Rickie Lee Jones is like a folk legend, right? I am not sure the term folk exactly applies to her, but you get it. She has had a very long career, she has recorded 15 studio albums, in all the styles you can imagine, rock, R&B, blues, pop, jazz, soul, and she is quite unique. She is a two-time Grammy Award winner, and was listed among the 100 greatest women of rock by VH1 in 1999, but 1999 was a long time ago, alas.
I haven’t watched her career very closely but she has a style, a look and she has always affirmed herself as a true independent voice. ‘At that age, that time, I didn’t want to be associated with a thing. I never wanted to be associated with a movement. I really wanted to be able to define myself’, she said in a recent interview remembering the late 70s. She has never chosen the easy path of commercial success, choosing instead to experiment and produce a more complex sound after an early success. ‘For an audience, this is a pretty wide spectrum to follow. But there are a few people whose tastes are wide enough to get aspects of all the work. It’s all coming from the pictures that I have inside of my heart. There must be something authentic about that — some thread that makes it all a reflection of me’, she also said. She is someone who has always stayed true to herself and has taken risks.
So this American legend has to raise money to finance her next album, can you believe it? She opened a page on Pledge Music (which looks very much like a Kickstarter page) and I found this really surprising. You would expect to see that for young and unknown artists who are just making their first album, but Rickie Lee Jones?
The good thing is that she has already reached 71% of her goal offering amazing premiums, such as a house concert ($15,000-$40,000) some original paintings ($15,000), music instruments, clothes, shoes, boots, hats… this is part of what she wrote on her Pledge page:
‘I have been going through boxes that have lain unpacked for decades, and found some treasures. They are treasures to me personally, things I want to share with my fans because I want them to be with people and not in some storage unit.

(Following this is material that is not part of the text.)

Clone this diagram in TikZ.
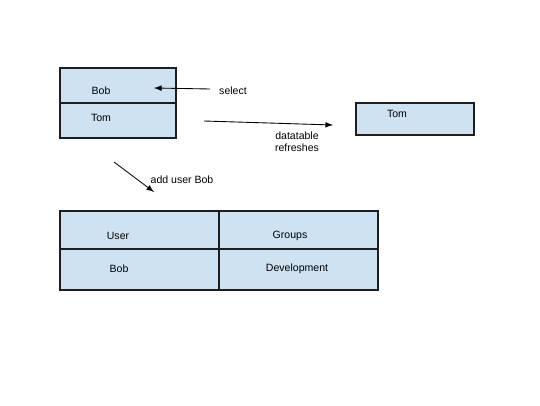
\documentclass[tikz,border=0pt]{standalone}
\usepackage{fontspec}
\setmainfont{Liberation Sans}
\usepackage{tikz}
\usetikzlibrary{positioning,arrows}
\definecolor{cellblue}{RGB}{207,226,241}
\definecolor{linegray}{RGB}{30,30,30}

\begin{document}
\begin{tikzpicture}[x=0.02cm,y=-0.02cm]
\tikzstyle{cell}=[rectangle, draw=linegray, line width=0.6pt, fill=cellblue, inner sep=0pt]
\tikzstyle{txt}=[font=\fontsize{6}{7}\selectfont, inner sep=0pt]
\tikzstyle{connect}=[-latex, line width=0.5pt]
\useasboundingbox (0,0) rectangle (540,405);
	% list on the left
	\node[cell, minimum width=2.32cm, minimum height=0.7cm] (c_bob) at (118,85.5) {};
	\node[cell, minimum width=2.32cm, minimum height=0.7cm] (c_tom) at (118,120.5) {};
	\node[txt] (t_bob) at (101,91) {Bob};
	\node[txt] (t_tom) at (101,118) {Tom};
	% list on the right
	\node[cell, minimum width=2.36cm, minimum height=0.64cm] (r_tom) at (415,119) {};
	\node[txt] (t_rtom) at (397,114) {Tom};
	% table
	\node[cell, minimum width=3.18cm, minimum height=0.76cm] (h_user) at (139.5,230) {};
	\node[cell, minimum width=3.18cm, minimum height=0.76cm] (h_grp) at (298.5,230) {};
	\node[cell, minimum width=3.18cm, minimum height=0.82cm] (d_user) at (139.5,269.5) {};
	\node[cell, minimum width=3.18cm, minimum height=0.82cm] (d_grp) at (298.5,269.5) {};
	\node[txt] (t_user) at (118,236) {User};
	\node[txt] (t_grp) at (290,236) {Groups};
	\node[txt] (t_dbob) at (119,269) {Bob};
	\node[txt] (t_dev) at (297,269) {Development};
	% labels
	\node[txt] (l_sel) at (233,91) {select};
	\node[txt, align=center] (l_ref) at (297,141.5) {datatable\\refreshes};
	\node[txt] (l_add) at (182,180) {add user Bob};
	% arrow ends
	\coordinate (s_from) at (210,89);
	\coordinate (s_to) at (154,88);
	\coordinate (r_from) at (204,121);
	\coordinate (r_to) at (333,125);
	\coordinate (a_from) at (114,162);
	\coordinate (a_to) at (154,192);

	\path
		(s_from) edge [connect] (s_to)
		(r_from) edge [connect] (r_to)
		(a_from) edge [connect] (a_to);
\end{tikzpicture}
\end{document}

There are some instruments that we will be adding to the campaign as it goes along; you can have a great piece of my history and a great guitar. They are all vintage, all played by me, and they all need new homes. I have two LPs that were test pressings made for me to check EQ, times between songs, so on. These are rare one-of-a-kind things.
There are three dresses made for me for the Flying Cowboys tour. One was worn on the “Flying Cowboys” video. They have been wrapped in tissue for many years. Another was in the lovely program made for the tour. I am selling the dress that I wore in Dr. John’s “Makin Whoopee” video. That dress, my hairstyle, which was a derivative of the Pirates rag wraps, all that stuff we made up and created that went on to become part of the culture. Girls do ringlets now and the “Makin’ Whoopee” thing shows up in a movie or two, and the video was a big success for Dr. John. We won Grammys for Best Jazz Duet. In fact, most of the clothes I am selling can be seen in some media. I’m also offering the beautiful purple velvet hat on the cover of my music publishing book, that was from a live club date during the Flying Cowboys tour.

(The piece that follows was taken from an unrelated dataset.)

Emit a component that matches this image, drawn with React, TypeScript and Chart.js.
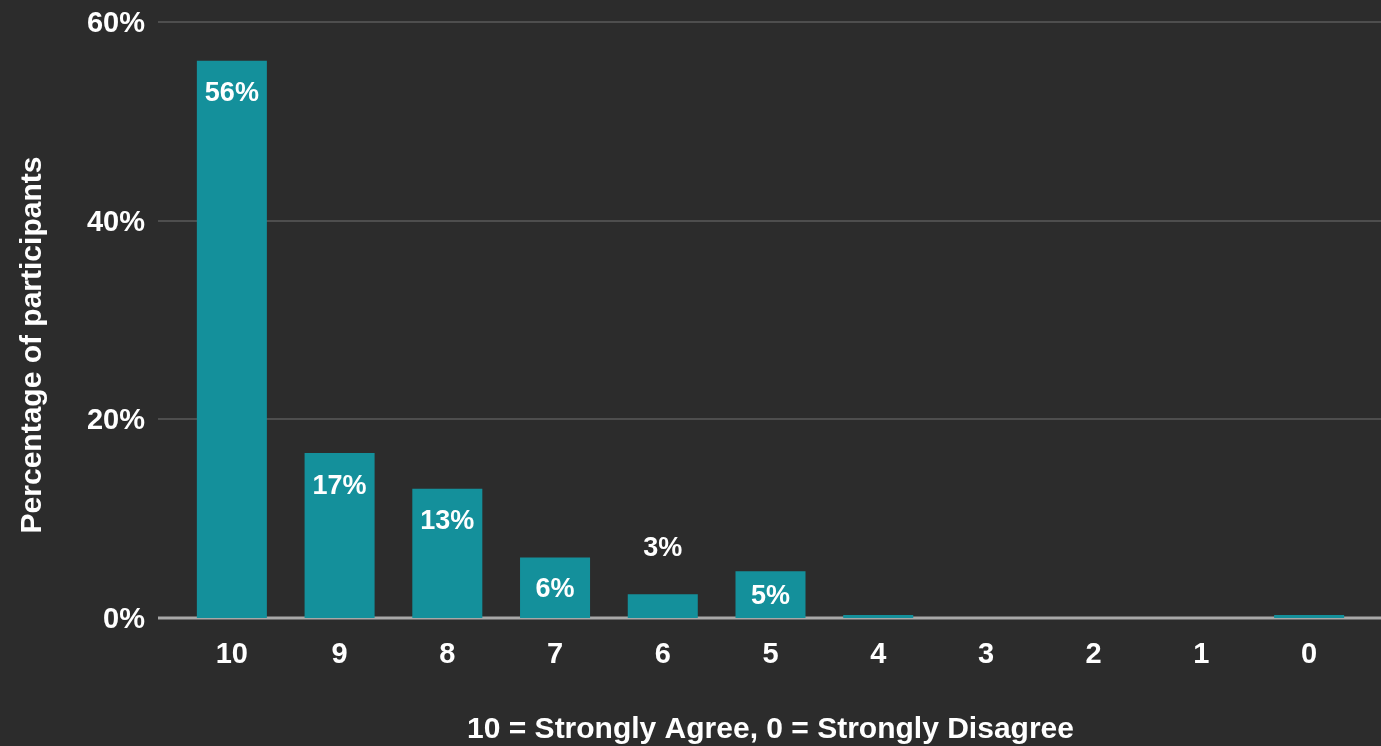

I love to draw, and have drawn all my life. My work is on the cover of Girl at Her Volcano, my second “half” record on Warner Brothers records. I did one of my backdrops – a full Bible torn and pasted with the pages of some of my books, this was for the Ghostyhead tour (Jon Pareles described it in his review of the show for the New York Times). I have art for sale, posters, drawings, large and small. I am also offering Christmas cards, a package of 12. I’ve always made my own cards.’

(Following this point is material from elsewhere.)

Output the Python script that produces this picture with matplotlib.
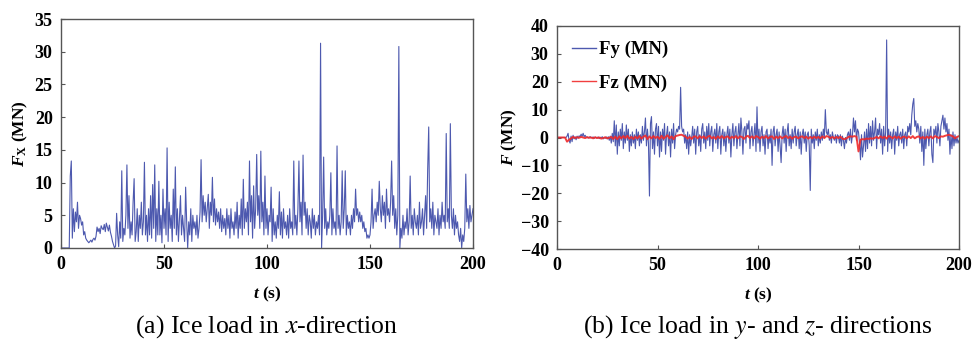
import numpy as np
import matplotlib
matplotlib.use("Agg")
import matplotlib.pyplot as plt

plt.rcParams['font.family'] = ['Liberation Serif', 'DejaVu Serif']
plt.rcParams['mathtext.fontset'] = 'custom'
plt.rcParams['mathtext.rm'] = 'Liberation Serif:bold'
plt.rcParams['mathtext.it'] = 'Liberation Serif:italic:bold'
plt.rcParams['mathtext.bf'] = 'Liberation Serif:bold'

# ---- data (0.5 s sampling for Fx, Fy; 1 s for Fz) ----
t_fine = np.arange(0, 200.01, 0.5)
t_coarse = np.arange(0, 201, 1.0)

Fx = [
    0, 0, 0, 0, 0, 0, 0, 0, 0, 11,            # 0-4.5
    13.3, 1.5, 6, 2.5, 5.5, 4, 7, 3, 5, 4.5,   # 5-9.5
    3.5, 4, 2, 2.5, 1.5, 1.2, 1, 0.8, 1, 1.2,  # 10-14.5
    0.9, 1.3, 1.5, 1.2, 1.8, 3.2, 2.5, 3, 2.2, 3.4,
    3, 2.8, 3.6, 2.5, 3.8, 3.2, 2.6, 3.5, 2.4, 1.8,
    1, 0.5, 0, 0.3, 5.3, 2, 0.2, 4, 1.5, 11.8,  # 25-29.5
    1, 3, 2, 5, 12.7, 3, 8, 1.5, 4, 2,          # 30-34.5
    7, 10.6, 1, 2.5, 6, 1, 5, 3, 7, 2,          # 35-39.5
    4, 13.1, 2, 5, 1, 6, 2, 8, 1.5, 9.7,        # 40-44.5
    3, 12.7, 1, 6, 2, 10.2, 2, 5, 0.8, 9,       # 45-49.5
    3, 6, 2, 15.3, 1, 7, 3, 5, 1, 9,            # 50-54.5
    3, 12.4, 2, 6, 1, 4.5, 8, 2, 5, 3,          # 55-59.5
    1, 9.3, 4, 0, 4, 2, 6, 1, 5, 3,             # 60-64.5
    4, 2, 5, 1.5, 3, 5.5, 13.5, 4, 8, 5,        # 65-69.5
    7, 4, 6, 8.2, 3, 7, 5, 10.8, 4, 7.5,        # 70-74.5
    3.5, 6, 4, 5.5, 3, 6, 2.5, 5, 3, 4.5,       # 75-79.5
    2, 6, 3, 5, 1.5, 6, 3, 4, 2, 5.5,           # 80-84.5
    3, 7, 1.5, 5, 3, 7.5, 2, 10.5, 3, 6,        # 85-89.5
    4, 7, 2, 13.3, 4, 8, 1.5, 9.5, 3, 6,        # 90-94.5
    14.3, 5, 8, 3, 14.8, 4, 7, 2, 11, 3,        # 95-99.5
    6, 2, 5, 4, 9.3, 1, 6, 2, 4, 1.5,           # 100-104.5
    5, 3, 8.6, 2, 5.5, 1.5, 6, 3, 4, 2,         # 105-109.5
    5, 1.5, 6, 3, 4, 2, 13.3, 3, 5, 2,          # 110-114.5
    6, 13.3, 4, 7, 2, 14.2, 5, 7, 3, 6,         # 115-119.5
    2, 5, 4, 1.5, 6, 3, 5, 2, 4, 3,             # 120-124.5
    5, 2, 31.3, 0, 5, 13.9, 3, 6, 2, 4,         # 125-129.5
    3, 5, 11.5, 2, 6, 3, 4, 2, 15.6, 3,         # 130-134.5
    5, 2, 4, 11.8, 3, 6, 11.8, 2, 5, 3,         # 135-139.5
    4, 2, 5, 3, 6, 4, 9, 5, 6, 4,               # 140-144.5
    5.5, 4, 5, 3, 4, 2.5, 3, 1.5, 2, 1.5,       # 145-149.5
    2, 4, 9, 3, 5, 6, 4, 7, 5, 10.2,            # 150-154.5
    6, 4, 8, 5, 7, 3, 9, 5, 6, 4,               # 155-159.5
    7, 13.3, 5, 8, 3, 6, 2, 5, 30.8, 0,         # 160-164.5
    3, 1.5, 5, 2, 4, 3, 6, 2, 4, 11,            # 165-169.5
    3, 5, 2, 6, 4, 3, 5, 2, 7, 3,               # 170-174.5
    4, 6, 2, 5, 8, 3, 12, 18.5, 4, 6,           # 175-179.5
    3, 7, 2, 5, 4, 3, 6, 2, 5, 3,               # 180-184.5
    7, 4, 5, 3, 17.5, 4, 6, 3, 19, 5,           # 185-189.5
    3, 6, 2, 5, 3, 4, 2, 1, 3, 0,               # 190-194.5
    2, 1, 3, 11.3, 4, 6, 3, 6.5, 4, 5,          # 195-199.5
    6,                                          # 200
]

Fy = [
    0, 0, 0, 0, 0, 0, 0, 0, 0, 0,
    0.5, 1.5, -1, -2, 0.5, -1.5, 0.8, -0.5, 0.3, -0.8,
    0.5, -0.3, 0.6, 0.2, 1.2, 0.4, 1.5, 0.3, 0.8, 0.1,
    0.2, -0.2, 0.1, 0.3, -0.1, 0, 0.2, -0.3, 0.1, -0.2,
    0, 0.2, -0.4, 0.1, -0.2, 0.3, -0.5, 0, -0.3, 0.2,
    -0.5, 0.3, -1, 0.5, -2, 1.5, -1.5, 6, -3, 4.5,
    -6, 2, -3, 3, -1, 5, -4, 2, -2, 4.5,
    -1, 3, -5, 1, -3, 2, -2, 1, -4, 3,
    -1, 2, -3, 1, -2, 4, -1, 2, 7, -3,
    3, -2, -21, 5, 7.5, -4, 2, -6, 3, 5,
    -3, 4, -7, 2, -5, 3, -1, 5, -6, 1,
    4, -3, 2, -7, 3, -2, 5, -4, 1, 3,
    2, 4, 3, 18, 4, 2, 3, -2, 1, -4,
    2, -6, 1, -3, 0, 4, -2, 3, -6, 2,
    4, -3, 1, -5, 3, 5, -2, 2, -4, 4,
    -1, 5, -3, 2, 4, -5, 1, 3, -2, 5,
    -4, 2, 4, -6, 1, 3, -3, 2, -5, 1,
    4, -2, 3, -7, 1, 5, -3, 2, 4, -4,
    1, 5, -3, 7, 2, -6, 3, 4, -2, 5,
    3, 6, -4, 2, 4, -3, 1, 5, -5, 11,
    -2, 3, -5, 2, 4, -3, 1, -6, 2, 3,
    -4, 1, -2, 3, -10, 2, 4, -3, 1, 3,
    -5, 2, -3, -9, 1, 4, -2, 3, -5, 2,
    5, -3, 1, -4, 3, -2, 2, 4, -3, 1,
    3, -4, 2, -6, 1, 3, -2, 2, -5, 1,
    2, -3, -19, 3, -2, 1, -4, 2, -1, 3,
    -3, 1, -2, 2, -1, 3, 0, 10, 2, 1,
    3, -1, 1, -2, 2, 0, -1, 1, -2, 1,
    0.5, -2, 1, -3, 0.5, -1, -4, 0, -2, 1,
    2, -1, 3, -2, 1, 7, 2, 6, -1, 3,
    2, -2, -8, 1, -7, -3, 2, -5, 3, -4,
    5, -2, 4, -3, 6, -1, 2, 7, -4, 3,
    1, 5, -2, 3, -6, 4, -3, 2, 35, -5,
    3, -2, 2, -4, 1, 3, -6, 2, -1, 4,
    -3, 1, 2, -2, 3, -4, 1, 2, -3, 4,
    2, 5, 1, 8, 12, 14, 4, 6, 2, 5,
    3, -2, 4, -5, 2, -10, 3, -4, 1, 3,
    -3, 2, 4, -6, -9, 3, 1, 4, -2, 5,
    2, -3, 4, 6, 8, 3, 7, 2, 5, -1,
    3, -6, 1, -4, 2, -3, 1, -2, 0, -2,
    -1,
]

Fz = [
    0, 0, 0, 0, 0, -1.5, -0.8, -0.3, 0.2, -0.2,
    0.1, -0.1, 0.2, 0, -0.2, 0.1, -0.1, 0, -0.3, 0.1,
    -0.2, 0, -0.4, -0.2, 0.1, -0.3, -0.1, 0.2, -0.5, 0.3,
    -0.6, 0.4, -0.3, 0.5, -0.2, 0.6, -0.4, 0.2, -0.5, 0.3,
    -0.3, 0.5, -0.4, 0.3, 0.7, -0.6, 0.4, -0.3, 0.5, -0.2,
    0.3, -0.5, 0.6, -0.4, 0.2, 0.8, -0.3, 0.4, -0.6, 0.5,
    0.7, 0.9, 1.0, 0.6, 0.3, -0.4, 0.2, -0.5, 0.3, 0.4,
    -0.3, 0.5, -0.2, 0.4, -0.4, 0.3, 0.6, -0.3, 0.2, -0.5,
    0.4, -0.2, 0.5, -0.3, 0.2, 0.4, -0.4, 0.3, -0.2, 0.5,
    -0.3, 0.4, 0.2, -0.5, 0.3, 0.6, -0.2, 0.4, -0.3, 0.5,
    0.2, -0.4, 0.3, -0.2, 0.5, -0.3, 0.2, 0.4, -0.5, 0.3,
    -0.2, 0.4, -0.3, 0.2, 0.5, -0.2, 0.3, -0.4, 0.2, 0.3,
    -0.3, 0.2, 0.4, -0.2, 0.3, -0.4, 0.2, -0.3, 0.3, -0.2,
    0.2, -0.3, 0.4, -0.2, 0.5, 0.3, -0.2, 0.2, -0.3, 0.2,
    -0.2, 0.3, -0.4, -0.6, -0.3, 0.2, 0.4, 0.3, 0.5, 0.3,
    -5.0, -0.8, -0.6, -0.7, -0.4, -0.5, -0.3, -0.4, -0.2, 0.2,
    -0.3, 0.4, -0.2, 0.3, -0.4, 0.5, 0.2, -0.3, 0.4, -0.2,
    0.3, -0.4, 0.2, 0.3, -0.3, 0.4, -0.2, 0.5, -0.3, 0.2,
    0.4, -0.3, 0.2, -0.4, 0.3, -0.2, 0.4, -0.3, 0.5, 0.2,
    -0.2, 0.4, 0.3, 0.6, 0.8, 1.0, 0.7, 0.4, -0.3, 0.2,
    0.5,
]

xticks = [0, 50, 100, 150, 200]
yticks_a = [0, 5, 10, 15, 20, 25, 30, 35]
yticks_b = [-40, -30, -20, -10, 0, 10, 20, 30, 40]

blue = '#3a47a6'
red = '#f02a2a'
spine_c = '#555555'

fig = plt.figure(figsize=(9.75, 3.42), dpi=100)
ax1 = fig.add_axes([61/975, (342-248)/342, (473-61)/975, (248-19)/342])
ax2 = fig.add_axes([557/975, (342-249)/342, (959-557)/975, (249-26)/342])

ax1.plot(t_fine, Fx, color=blue, lw=0.8, alpha=0.9)
ax1.set_xlim(0, 200)
ax1.set_ylim(0, 35)
ax1.set_xticks(xticks)
ax1.set_yticks(yticks_a)
ax1.set_xlabel(r'$t$ (s)', fontsize=12.5, fontweight='bold', labelpad=8)
ax1.set_ylabel(r'$F_{\rm X}$ (MN)', fontsize=12.5, fontweight='bold', labelpad=3)

ax2.plot(t_fine, Fy, color=blue, lw=0.8, alpha=0.9, label='Fy (MN)')
ax2.plot(t_coarse, Fz, color=red, lw=1.4, alpha=0.9, label='Fz (MN)')
ax2.set_xlim(0, 200)
ax2.set_ylim(-40, 40)
ax2.set_xticks(xticks)
ax2.set_yticks(yticks_b)
ax2.set_xlabel(r'$t$ (s)', fontsize=12.5, fontweight='bold', labelpad=8)
ax2.set_ylabel(r'$F$ (MN)', fontsize=12.5, fontweight='bold', labelpad=1)
leg = ax2.legend(loc='upper left', frameon=False, handlelength=1.3,
                 handletextpad=0.15, labelspacing=0.85, borderaxespad=0.4,
                 prop={'weight': 'bold', 'size': 13.5})
for lh in leg.get_lines():
    lh.set_linewidth(1.0)

for ax in (ax1, ax2):
    for s in ax.spines.values():
        s.set_color(spine_c)
        s.set_linewidth(1.0)
    ax.tick_params(direction='in', length=3, width=0.8, color=spine_c,
                   labelsize=13, pad=6)
    for lab in ax.get_xticklabels() + ax.get_yticklabels():
        lab.set_fontweight('bold')

fig.text(267/975, 1 - 327/342, r'(a) Ice load in $\mathit{x}$-direction', fontsize=18.5,
         ha='center', va='center', math_fontfamily='stix')
fig.text(758/975, 1 - 327/342, r'(b) Ice load in $\mathit{y}$- and $\mathit{z}$- directions', fontsize=18.5,
         ha='center', va='center', math_fontfamily='stix')

fig.savefig('out.png', dpi=100)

At the end it looks a bit like a garage sale held by the artist on the internet, but she will write you the ‘song of your life’ for just $10,000! Take it as you want, I still find this situation very strange, coming from such an accomplished artist. It just goes back to what Exene Cervenka was saying last week at the Los Angeles Library, these days only a few ‘manufactured artists’ exist at the exclusion of everybody else. Have we reached the point where there is so little place for artists with original voices that they have to exclusively relay on their fan base?